▶ [Material to process]
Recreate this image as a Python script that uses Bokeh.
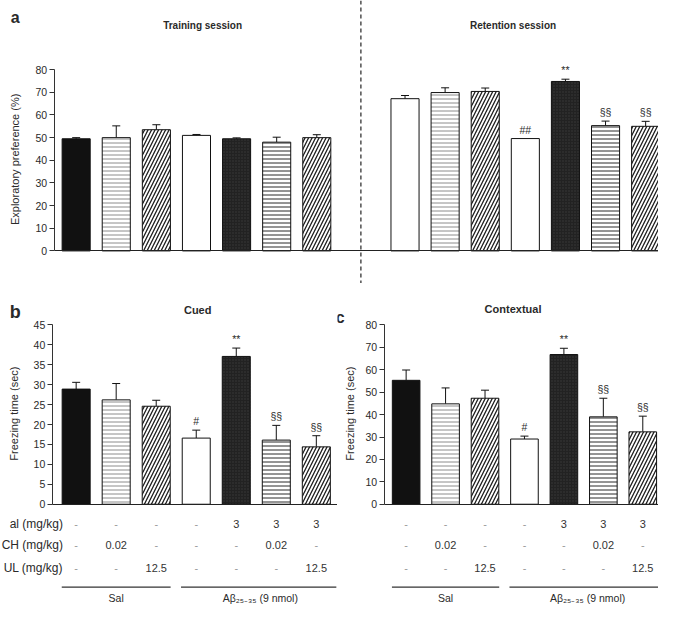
import math
from bokeh.plotting import figure
from bokeh.models import (Range1d, Span, Whisker, TeeHead, ColumnDataSource,
                          FixedTicker, Label, LinearAxis)
from bokeh.layouts import column, row
from bokeh.embed import file_html
from bokeh.resources import INLINE
from bokeh.core.properties import value

# ---------------- data ----------------
groups = ["1", "2", "3", "4", "5", "6", "7"]
sessions = ["Training session", "Retention session"]

train_mean = [49.5, 50.0, 53.5, 51.0, 49.5, 48.0, 50.0]
train_err = [0.5, 5.2, 2.2, 0.4, 0.4, 2.2, 1.3]
train_marks = ["", "", "", "", "", "", ""]

ret_mean = [67.2, 69.9, 70.4, 49.6, 74.8, 55.3, 55.0]
ret_err = [1.4, 2.1, 1.5, 0.0, 1.0, 2.0, 2.2]
ret_marks = ["", "", "", "##", "**", "§§", "§§"]

cued_mean = [28.9, 26.2, 24.6, 16.6, 37.1, 16.1, 14.4]
cued_err = [1.7, 4.1, 1.5, 2.0, 2.1, 3.7, 2.8]
cued_marks = ["", "", "", "#", "**", "§§", "§§"]

ctx_mean = [55.3, 44.8, 47.3, 29.1, 66.8, 39.0, 32.3]
ctx_err = [4.6, 7.1, 3.6, 1.3, 2.8, 8.3, 7.0]
ctx_marks = ["", "", "", "#", "**", "§§", "§§"]

row_labels = ["al (mg/kg)", "CH (mg/kg)", "UL (mg/kg)"]
row1 = ["-", "-", "-", "-", "3", "3", "3"]
row2 = ["-", "0.02", "-", "-", "-", "0.02", "-"]
row3 = ["-", "-", "12.5", "-", "-", "-", "12.5"]
group_names = ["Sal", "Aβ₂₅₋₃₅ (9 nmol)"]
y_titles = ["Exploratory preference (%)", "Freezing time (sec)", "Freezing time (sec)"]

# ---------------- styles ----------------
FONT = "Liberation Sans"
TXT = "#2a2a2a"
fill_train = ["#111111", "white", "white", "white", "#222222", "white", "white"]
fill_ret = ["white", "white", "white", "white", "#222222", "white", "white"]
hatch_pat = [" ", "horizontal_line", "right_diagonal_line", " ", "dot",
             "horizontal_line", "right_diagonal_line"]
hatch_col = ["#111111", "#8c8c8c", "#1e1e1e", "#000000", "#3c3c3c", "#2a2a2a", "#1e1e1e"]
hatch_scl = [12, 4, 7, 12, 3, 4, 7]
hatch_wt = [1, 1, 1.3, 1, 1, 1, 1.3]

W, H = 658, 608
SX, SY = W / 674.0, H / 624.0
HA = 283
HB = H - HA
WB = 337
WC = W - WB
GAP = 1.2          # extra space between the two sessions (in bar slots)
BAR_W = 0.7


class Panel:
    """one figure whose frame fills the whole canvas; the image-pixel layout of the
    reference is mapped onto data ranges so that the library scales place the marks"""

    def __init__(self, w, h, fig_x0, fig_y0, c0_img, sp_img, axis_img, zero_img,
                 top_img, top_val, step, ytitle, ytitle_img):
        self.w, self.h, self.x0, self.y0 = w, h, fig_x0, fig_y0
        c0 = c0_img * SX - fig_x0
        sp = sp_img * SX
        self.c0, self.sp = c0, sp
        xr = Range1d(-c0 / sp, (w - c0) / sp)
        z = zero_img * SY - fig_y0
        t = top_img * SY - fig_y0
        ppu = (z - t) / top_val
        self.ppu = ppu
        yr = Range1d(-(h - z) / ppu, top_val + t / ppu)
        p = figure(width=w, height=h, x_range=xr, y_range=yr, output_backend="svg",
                   toolbar_location=None, x_axis_location=None, y_axis_location=None,
                   min_border_left=0, min_border_right=0, min_border_top=0,
                   min_border_bottom=0, outline_line_color=None,
                   background_fill_color="white", border_fill_color="white")
        p.xgrid.visible = False
        p.ygrid.visible = False
        self.p = p
        ax_loc = self.xd(axis_img)
        yax = LinearAxis(fixed_location=ax_loc, bounds=(0, top_val),
                         ticker=FixedTicker(ticks=list(range(0, top_val + 1, step))),
                         minor_tick_line_color=None, major_tick_in=0, major_tick_out=5,
                         major_label_standoff=2, axis_line_color="#333333",
                         major_tick_line_color="#333333", major_label_text_font=FONT,
                         major_label_text_font_size="10.5px",
                         major_label_text_color=TXT)
        p.add_layout(yax, "left")
        xax = LinearAxis(fixed_location=0, bounds=(ax_loc, xr.end),
                         ticker=FixedTicker(ticks=[]), minor_tick_line_color=None,
                         major_tick_line_color=None, major_label_text_font_size="0px",
                         axis_line_color="#222222", axis_line_width=1.2)
        p.add_layout(xax, "below")
        self.label(ytitle_img[0], ytitle_img[1], ytitle, "11px", angle=math.pi / 2)

    def xd(self, img_x):
        return (img_x * SX - self.x0 - self.c0) / self.sp

    def label(self, img_x, img_y, text, size, bold=False, align="center", angle=0.0):
        x = img_x * SX - self.x0
        y = self.h - (img_y * SY - self.y0)
        self.p.add_layout(Label(x=x, y=y, x_units="screen", y_units="screen", text=text,
                                text_align=align, text_baseline="middle",
                                text_font=FONT, text_font_size=size, text_color=TXT,
                                angle=angle,
                                text_font_style="bold" if bold else "normal"))

    def bars(self, xs, means, errs, marks, fills):
        p = self.p
        src = ColumnDataSource(dict(x=xs, top=means, fill=fills, hp=hatch_pat,
                                    hc=hatch_col, hs=hatch_scl, hw=hatch_wt))
        p.vbar(x="x", top="top", width=BAR_W, source=src, fill_color="fill",
               line_color="#111111", line_width=1, hatch_pattern="hp",
               hatch_color="hc", hatch_scale="hs", hatch_weight="hw")
        keep = [i for i, e in enumerate(errs) if e > 0]
        wsrc = ColumnDataSource(dict(base=[xs[i] for i in keep],
                                     lower=[means[i] for i in keep],
                                     upper=[means[i] + errs[i] for i in keep]))
        p.add_layout(Whisker(base="base", lower="lower", upper="upper", source=wsrc,
                             dimension="height", line_color="#111111", line_width=1,
                             lower_head=None,
                             upper_head=TeeHead(size=8, line_color="#111111",
                                                line_width=1)))
        tops = [m + e for m, e in zip(means, errs)]
        p.text(x=xs, y=tops, text=marks, text_align="center", text_baseline="bottom",
               y_offset=-3, text_font=value(FONT), text_font_size="10.5px",
               text_color="#2a2a2a")

    def table(self, xs):
        p = self.p
        offs = [20 * SY, 42 * SY, 65 * SY]
        for vals, off in zip([row1, row2, row3], offs):
            cols = ["#333333" if v != "-" else "#9a9a9a" for v in vals]
            p.text(x=xs, y=[0] * len(xs), text=vals, y_offset=off,
                   text_align="center", text_baseline="middle", text_font=value(FONT),
                   text_font_size="11px", text_color=cols)
        yline = -85 * SY / self.ppu
        p.segment(x0=[xs[0] - 0.36, xs[3] - 0.38], x1=[xs[2] + 0.36, xs[6] + 0.5],
                  y0=[yline, yline], y1=[yline, yline],
                  line_color="#333333", line_width=1.3)
        p.text(x=[xs[1], (xs[3] + xs[6]) / 2 + 0.1], y=[0, 0], text=group_names,
               y_offset=96 * SY, text_align="center", text_baseline="middle",
               text_font=value(FONT), text_font_size="10.5px", text_color=TXT)


# ---------------- panel a ----------------
pos_train = [float(i) for i in range(len(groups))]
pos_ret = [len(groups) - 1 + 1 + GAP + i for i in range(len(groups))]

A = Panel(W, HA, 0, 0, 77.5, 41.08, 55, 257, 71, 80, 10, y_titles[0], (15, 163))
A.bars(pos_train, train_mean, train_err, train_marks, fill_train)
A.bars(pos_ret, ret_mean, ret_err, ret_marks, fill_ret)
A.p.add_layout(Span(location=(pos_train[-1] + pos_ret[0]) / 2, dimension="height",
                    line_color="#222222", line_width=1.2, line_dash="4 3"))
A.label(15, 17, "a", "16px", bold=True)
A.label(207, 26, sessions[0], "10px", bold=True)
A.label(525, 26, sessions[1], "10px", bold=True)

# ---------------- panel b ----------------
pos = [float(i) for i in range(len(groups))]
B = Panel(WB, HB, 0, HA, 77.5, 41.0, 53, 517, 333, 45, 5, y_titles[1], (14, 424))
B.bars(pos, cued_mean, cued_err, cued_marks, fill_train)
B.table(pos)
B.label(15, 320, "b", "18px", bold=True)
B.label(202, 318, "Cued", "11px", bold=True)
for lab, iy in zip(row_labels, [537, 559, 582]):
    B.label(64, iy, lab, "12px", align="right")

# ---------------- panel c ----------------
C = Panel(WC, HB, WB, HA, 415.5, 40.4, 393, 517, 333, 80, 10, y_titles[2], (358, 424))
C.bars(pos, ctx_mean, ctx_err, ctx_marks, fill_train)
C.table(pos)
C.label(348, 325, "c", "16px", bold=True)
C.label(525, 317, "Contextual", "11px", bold=True)

layout = column(A.p, row(B.p, C.p, spacing=0), spacing=0)
open("out.html", "w").write(file_html(layout, INLINE))
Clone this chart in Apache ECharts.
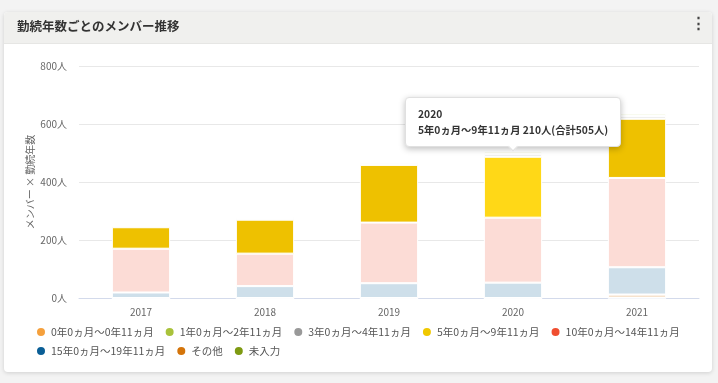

▶ [Your instructions] Without any pictures, reproduce the lines from the first one in the material through the line that has "from bokeh.core.properties import value", exactly as they appear.

▶ [Answer for this exercise]
Recreate this image as a Python script that uses Bokeh.
import math
from bokeh.plotting import figure
from bokeh.models import (Range1d, Span, Whisker, TeeHead, ColumnDataSource,
                          FixedTicker, Label, LinearAxis)
from bokeh.layouts import column, row
from bokeh.embed import file_html
from bokeh.resources import INLINE
from bokeh.core.properties import value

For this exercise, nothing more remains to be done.